That's amazing. I had no idea that road was built with black & white color signs.
Black-on-white was actually the norm for expressways in New York built in the late 1940's/early 1950's.
So it seems that SJTA has a long history of using non-compliant signing. I wonder what their reasoning was. The MUTCD specifying green signs came out in 1958, well before the ACE was built in the 60's and several years after NY Thruway had erected their blue signs that lasted 'til the early 1990's.
Actually, the ACE signs shown in Alex's video captures comply with the 1961
MUTCD. The requirement to use green background for freeway guide signs in general was not introduced until the 1971
MUTCD. Prior to that, the standard colors for guide signs in general, including non-Interstate freeways, were white and black, with green background being optional. It was the AASHO signing and marking manual for Interstates (not the
MUTCD per se) which required green background for Interstate guide signs beginning in 1958, and initially white background and green foreground legend (later changed to white on blue) for services signing on Interstates.

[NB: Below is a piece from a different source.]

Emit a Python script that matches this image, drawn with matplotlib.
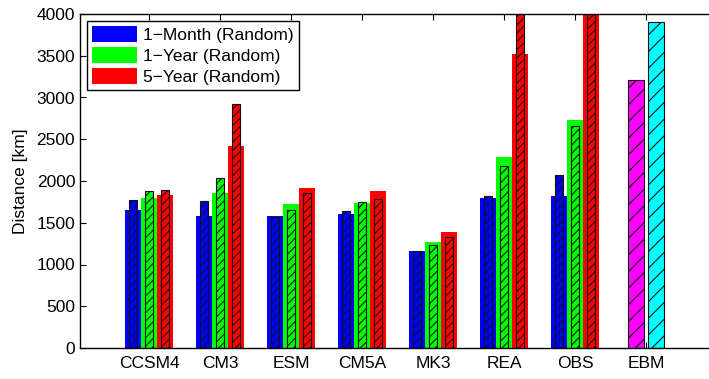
import numpy as np
from matplotlib import pyplot as plt
from matplotlib.patches import Patch

plt.rcParams['font.family'] = ['Liberation Sans', 'DejaVu Sans']
plt.rcParams['hatch.linewidth'] = 0.8

# Data
groups = ['CCSM4', 'CM3', 'ESM', 'CM5A', 'MK3', 'REA', 'OBS']
# solid (wide) bars
month_solid = [1650, 1580, 1580, 1605, 1160, 1795, 1820]
year_solid = [1795, 1855, 1725, 1735, 1270, 2285, 2730]
five_solid = [1830, 2420, 1915, 1880, 1390, 3525, 4500]
# hatched (narrow) bars
month_hatch = [1770, 1765, 1565, 1640, 1160, 1815, 2070]
year_hatch = [1875, 2040, 1650, 1745, 1230, 2180, 2660]
five_hatch = [1890, 2920, 1855, 1790, 1325, 4400, 4600]
# EBM group
ebm_label = 'EBM'
ebm_values = [3205, 3910]
ebm_colors = ['#ff00ff', '#00ffff']

series_labels = ['1\u2212Month (Random)', '1\u2212Year (Random)', '5\u2212Year (Random)']
colors = ['#0000ff', '#00ff00', '#ff0000']

fig = plt.figure(figsize=(7.09, 3.79), dpi=100)
ax = fig.add_axes([80 / 709, 31 / 379, 637 / 709, 334 / 379])

x = np.arange(1, len(groups) + 1)
offsets = [-0.225, 0.0, 0.225]
solids = [month_solid, year_solid, five_solid]
hatches = [month_hatch, year_hatch, five_hatch]
for off, col, sv, hv in zip(offsets, colors, solids, hatches):
    ax.bar(x + off, sv, width=0.225, color=col, linewidth=0, zorder=1)
    ax.bar(x + off, hv, width=0.11, color=col, edgecolor='#111111',
           linewidth=0.8, hatch='////', zorder=2)

# EBM: only hatched bars
xe = len(groups) + 1
for off, val, col in zip([-0.14, 0.14], ebm_values, ebm_colors):
    ax.bar(xe + off, val, width=0.23, color=col, edgecolor='#111111',
           linewidth=0.8, hatch='//', zorder=2)

ax.set_xlim(0.028, 9)
ax.set_ylim(0, 4000)
ax.set_xticks(list(x) + [xe])
ax.set_xticklabels(groups + [ebm_label])
ax.set_yticks(np.arange(0, 4001, 500))
ax.set_ylabel('Distance [km]', fontsize=12.5, labelpad=6)
ax.tick_params(direction='in', top=True, right=False, length=4, width=0.8,
               labelsize=12.5)
ax.tick_params(axis='x', pad=6)
ax.set_axisbelow(True)
for s in ['left', 'bottom', 'top']:
    ax.spines[s].set_linewidth(1.0)
ax.spines['right'].set_visible(False)

handles = [Patch(facecolor=c, edgecolor='none') for c in colors]
leg = ax.legend(handles, series_labels, loc='upper left', fontsize=12.5,
                fancybox=False, edgecolor='k', framealpha=1,
                handlelength=2.6, handleheight=1.0, handletextpad=0.35,
                labelspacing=0.25, borderpad=0.3, borderaxespad=0,
                bbox_to_anchor=(0.011, 0.979))
leg.get_frame().set_linewidth(1.0)

fig.savefig('out.png', dpi=100)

Sign color and other aspects of sign design on the NYS Thruway were fixed in the early 1950's as a result of research the Thruway Authority carried out into different sign designs (reported in contemporary issues of
Traffic Engineering). The choice of white on blue may have had something to do with the fact that Bertram Tallamy, who was color-blind and struggled with white-on-green, was then head of the Thruway Authority. By the time signing standards for Interstates were being developed in 1957-58, white on green emerged as the favored color scheme from the Holmes experiment (which was really more of a popularity contest than a scientific study). Although Tallamy was by then head of BPR and thus had the ability to force through white on blue, he declined to override the consensus that had developed in favor of white on green. To understand this it helps to remember that, 2009
MUTCD notwithstanding, FHWA and its predecessor agencies almost invariably prefer to exercise their hegemony over state DOTs through persuasion, sweet reason, and superior expertise rather than arbitrary fiat.